S&*t happens...I spent eight weeks at Camp Bullis back in the day...anyone else??? That S&S (s&*t and shower) building was military all the way...no stalls...just one building with four walls...the group shower thing was no different than high school...the ten toilets down the wall (facing the shower area) just killed me...common sense (and courtesy) dictated that your toilet selection should be based on current occupancy...one day, being an early riser and first one on the scene, I selected #10...a dude came in a few minutes later...and sat beside me at #9...by-passing #1 through #8...I looked at him and said 'You ain't from Texas are you???'...He was from Massachusetts...

lonny23
12-24-2005, 05:52 AM
S&*t happens...I spent eight weeks at Camp Bullis back in the day...anyone else??? That S&S (s&*t and shower) building was military all the way...no stalls...just one building with four walls...the group shower thing was no different than high school...the ten toilets down the wall (facing the shower area) just killed me...common sense (and courtesy) dictated that your toilet selection should be based on current occupancy...one day, being an early riser and first one on the scene, I selected #10...a dude came in a few minutes later...and sat beside me at #9...by-passing #1 through #8...I looked at him and said 'You ain't from Texas are you???'...He was from Massachusetts...
I think Mad had a friend!:p

Some people jack up the urinal selection. They won't pick the one on the end and it messes it up for everybody.
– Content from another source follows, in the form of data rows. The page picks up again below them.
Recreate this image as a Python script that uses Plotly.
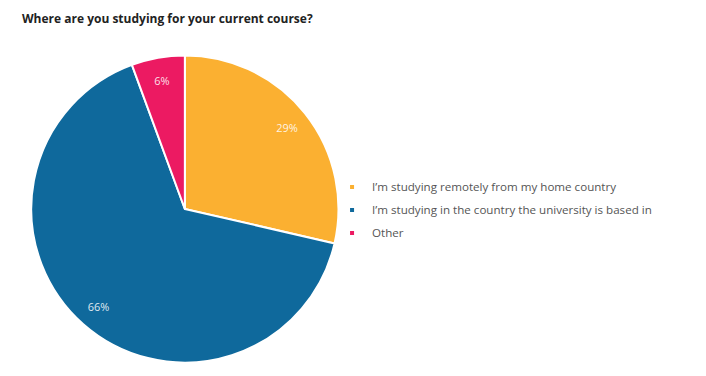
import plotly.graph_objects as go

labels = ["I\u2019m studying remotely from my home country",
          "I\u2019m studying in the country the university is based in",
          "Other"]
values = [28.6, 65.8, 5.6]
pct_text = ["29%", "66%", "6%"]
colors = ["#FBB031", "#0F699C", "#EC1A62"]

dom = dict(x=[0.031, 0.470], y=[0.057, 0.874])

fig = go.Figure()
fig.add_trace(go.Pie(
    labels=labels, values=values, text=pct_text,
    textinfo="none",
    sort=False, direction="clockwise", rotation=0,
    marker=dict(colors=colors, line=dict(color="white", width=2)),
    showlegend=False, hoverinfo="label+text",
    domain=dom,
))
# transparent ring overlay used only to place the percentage labels further out
fig.add_trace(go.Pie(
    labels=labels, values=values, text=pct_text,
    textinfo="text", textposition="inside", insidetextorientation="horizontal",
    sort=False, direction="clockwise", rotation=0, hole=0.70,
    marker=dict(colors=["rgba(0,0,0,0)"] * 3, line=dict(width=0)),
    textfont=dict(family="Open Sans", size=11, color="rgba(255,255,255,0.88)"),
    showlegend=False, hoverinfo="skip",
    domain=dom,
))
for i, (lab, col) in enumerate(zip(labels, colors)):
    fig.add_trace(go.Scatter(x=[None], y=[None], mode="markers", name=lab,
                             legendgroup=f"g{i}",
                             marker=dict(symbol="square", size=4, color=col),
                             showlegend=True))

fig.update_layout(
    width=706, height=376,
    margin=dict(l=0, r=0, t=0, b=0),
    paper_bgcolor="white", plot_bgcolor="white",
    title=dict(text="<b>Where are you studying for your current course?</b>",
               x=14/706, xanchor="left", y=1-11/376, yanchor="middle",
               pad=dict(l=0, r=0, t=0, b=0),
               font=dict(family="Open Sans", size=12, color="#222")),
    xaxis=dict(visible=False), yaxis=dict(visible=False),
    legend=dict(x=0.459, y=0.463, xanchor="left", yanchor="middle",
                bgcolor="rgba(0,0,0,0)",
                font=dict(family="Open Sans", size=11.6, color="#555"),
                tracegroupgap=4, itemsizing="trace"),
)
fig.write_html("out.html")
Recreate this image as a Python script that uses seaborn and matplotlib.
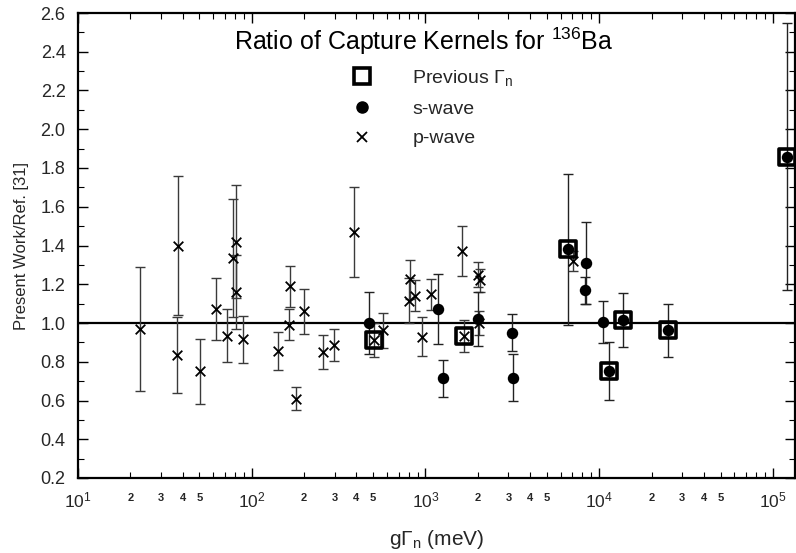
import numpy as np
import pandas as pd
import matplotlib
matplotlib.use("Agg")
import matplotlib.pyplot as plt
import seaborn as sns
from matplotlib.ticker import LogLocator, FuncFormatter, MultipleLocator, LogFormatterSciNotation
from matplotlib.lines import Line2D

# ---------------- data ----------------
p_x = [22.8, 37.8, 37.0, 50.4, 62.2, 71.8, 78.3, 81.0, 81.0, 88.7, 142, 166, 164, 201, 180,
       258, 297, 387, 506, 566, 815, 804, 871, 951, 1077, 1614, 1674, 2000, 2060, 2032, 7100]
p_y = [0.97, 1.40, 0.835, 0.75, 1.07, 0.935, 1.335, 1.42, 1.16, 0.915, 0.855, 1.19, 0.99, 1.06, 0.61,
       0.85, 0.887, 1.47, 0.912, 0.963, 1.225, 1.115, 1.14, 0.93, 1.148, 1.372, 0.933, 1.25, 1.22, 1.00, 1.32]
p_err = [0.32, 0.36, 0.195, 0.17, 0.16, 0.135, 0.305, 0.29, 0.19, 0.12, 0.10, 0.105, 0.08, 0.115, 0.058,
         0.088, 0.083, 0.23, 0.087, 0.09, 0.10, 0.115, 0.08, 0.10, 0.08, 0.13, 0.085, 0.065, 0.06, 0.063, 0.05]

s_x = [473, 1186, 1268, 1995, 3162, 3197, 6640, 8400, 8300, 10550, 11430, 13750, 24940, 120000]
s_y = [1.00, 1.074, 0.715, 1.022, 0.95, 0.718, 1.38, 1.31, 1.17, 1.005, 0.752, 1.014, 0.962, 1.858]
s_err = [0.16, 0.18, 0.095, 0.14, 0.097, 0.12, 0.39, 0.21, 0.07, 0.11, 0.15, 0.14, 0.137, 0.69]

prev_x = [506, 1674, 6640, 11430, 13750, 24940, 120000]
prev_y = [0.912, 0.933, 1.38, 0.752, 1.014, 0.962, 1.858]

legend_labels = ["Previous Γ$_{\\rm n}$", "s-wave", "p-wave"]
title_text = "Ratio of Capture Kernels for $^{136}$Ba"
x_label = "gΓ$_{\\rm n}$ (meV)"
y_label = "Present Work/Ref. [31]"

# ---------------- style ----------------
sns.set_theme(style="ticks")
plt.rcParams["font.family"] = ["Liberation Sans", "DejaVu Sans"]
plt.rcParams["mathtext.fontset"] = "custom"
plt.rcParams["mathtext.rm"] = "Liberation Sans"
plt.rcParams["mathtext.it"] = "Liberation Sans:italic"
plt.rcParams["mathtext.bf"] = "Liberation Sans:bold"

fig = plt.figure(figsize=(7.96, 5.53), dpi=100)
L, R, T, B = 78, 795, 13, 478
ax = fig.add_axes([L / 796, 1 - B / 553, (R - L) / 796, (B - T) / 553])

pdf = pd.DataFrame({"x": p_x, "y": p_y, "e": p_err})
sdf = pd.DataFrame({"x": s_x, "y": s_y, "e": s_err})
qdf = pd.DataFrame({"x": prev_x, "y": prev_y})

ax.axhline(1.0, color="black", lw=1.6, zorder=1)

ax.errorbar(pdf["x"], pdf["y"], yerr=pdf["e"], fmt="none", ecolor="#3a3a3a",
            elinewidth=1.0, capsize=3.5, capthick=1.0, zorder=2)
ax.errorbar(sdf["x"], sdf["y"], yerr=sdf["e"], fmt="none", ecolor="#222222",
            elinewidth=1.0, capsize=3.5, capthick=1.0, zorder=2)

sns.scatterplot(data=pdf, x="x", y="y", marker="x", s=48, color="black",
                linewidth=1.3, ax=ax, zorder=4, legend=False)
sns.scatterplot(data=sdf, x="x", y="y", marker="o", s=68, color="black",
                edgecolor="black", linewidth=0, ax=ax, zorder=4, legend=False)
sns.scatterplot(data=qdf, x="x", y="y", marker="s", s=135, facecolor="none",
                edgecolor="black", linewidth=2.6, ax=ax, zorder=5, legend=False)

ax.set_xscale("log")
ax.set_xlim(10, 10 ** (1 + (R - L) / 173.75))
ax.set_ylim(0.2, 2.6)

ax.xaxis.set_major_locator(LogLocator(base=10, numticks=10))
ax.xaxis.set_major_formatter(LogFormatterSciNotation())
ax.xaxis.set_minor_locator(LogLocator(base=10, subs=np.arange(2, 10), numticks=100))


def minor_fmt(v, pos):
    m = v / 10 ** np.floor(np.log10(v) + 1e-9)
    mi = int(round(m))
    return str(mi) if mi in (2, 3, 4, 5) and abs(m - mi) < 1e-6 else ""


ax.xaxis.set_minor_formatter(FuncFormatter(minor_fmt))
ax.yaxis.set_major_locator(MultipleLocator(0.2))
ax.yaxis.set_minor_locator(MultipleLocator(0.1))
ax.yaxis.set_major_formatter(FuncFormatter(lambda v, p: f"{v:.1f}"))

ax.tick_params(which="both", direction="in", top=True, right=True, color="black")
ax.tick_params(which="major", length=7, width=1.0, labelsize=13, pad=9)
ax.tick_params(axis="x", which="major", labelsize=12.5, pad=9)
ax.tick_params(which="minor", length=4.5, width=0.8)
ax.tick_params(axis="x", which="minor", labelsize=8, pad=11)
for sp in ax.spines.values():
    sp.set_linewidth(1.6)
    sp.set_color("black")

ax.set_xlabel(x_label, fontsize=15, labelpad=13)
ax.set_ylabel(y_label, fontsize=12, labelpad=8)

ax.text((424 - L) / (R - L), (B - 41) / (B - T), title_text, transform=ax.transAxes,
        ha="center", va="center", fontsize=18, color="black")

handles = [
    Line2D([], [], ls="", marker="s", mfc="none", mec="black", mew=2.6, ms=11),
    Line2D([], [], ls="", marker="o", color="black", ms=8),
    Line2D([], [], ls="", marker="x", color="black", mew=1.3, ms=7.5),
]
fs = 14
ax.legend(handles, legend_labels, loc="upper left",
          bbox_to_anchor=((352 - L) / (R - L), (B - 68) / (B - T)),
          frameon=False, fontsize=fs, handlelength=1.0, handletextpad=2.1,
          labelspacing=0.62, borderpad=0, borderaxespad=0)

fig.canvas.draw()
for lbl in ax.xaxis.get_minorticklabels():
    lbl.set_fontweight("bold")

fig.savefig("out.png", dpi=100)
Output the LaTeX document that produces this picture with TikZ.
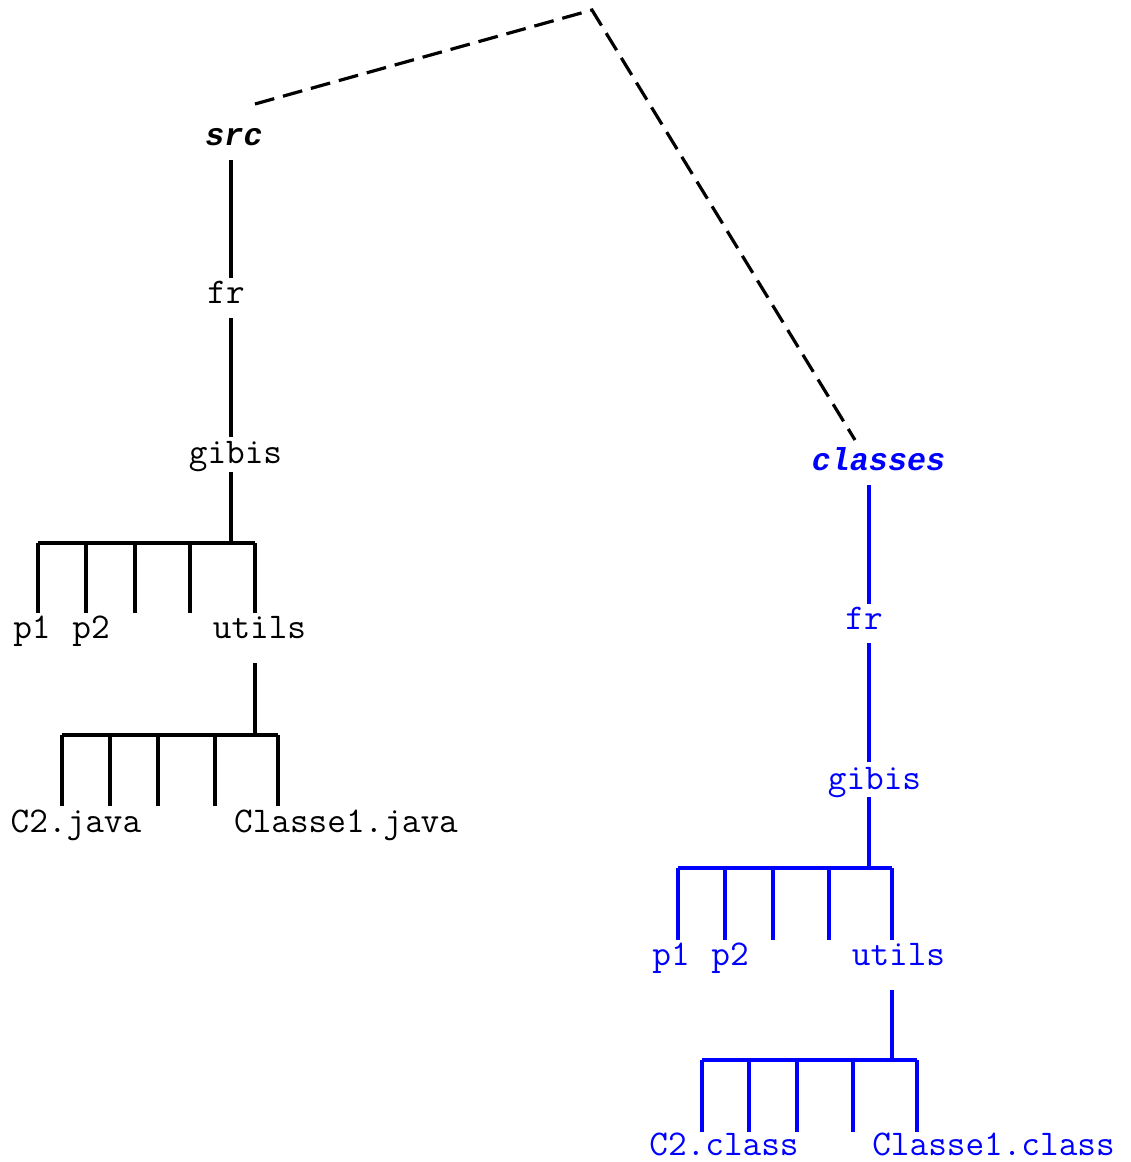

For toilet selection, go for the one you think is least used. Many times I take the one closest to the door because I bet other people avoid it.

I only went to Bullis to shoot the M-16 one time. It was probably best I didn't have a loaded weapon on Randolph. We might've been looking for a few new employees!:D

I think we had stalls in Basic, but it was community showers all the way.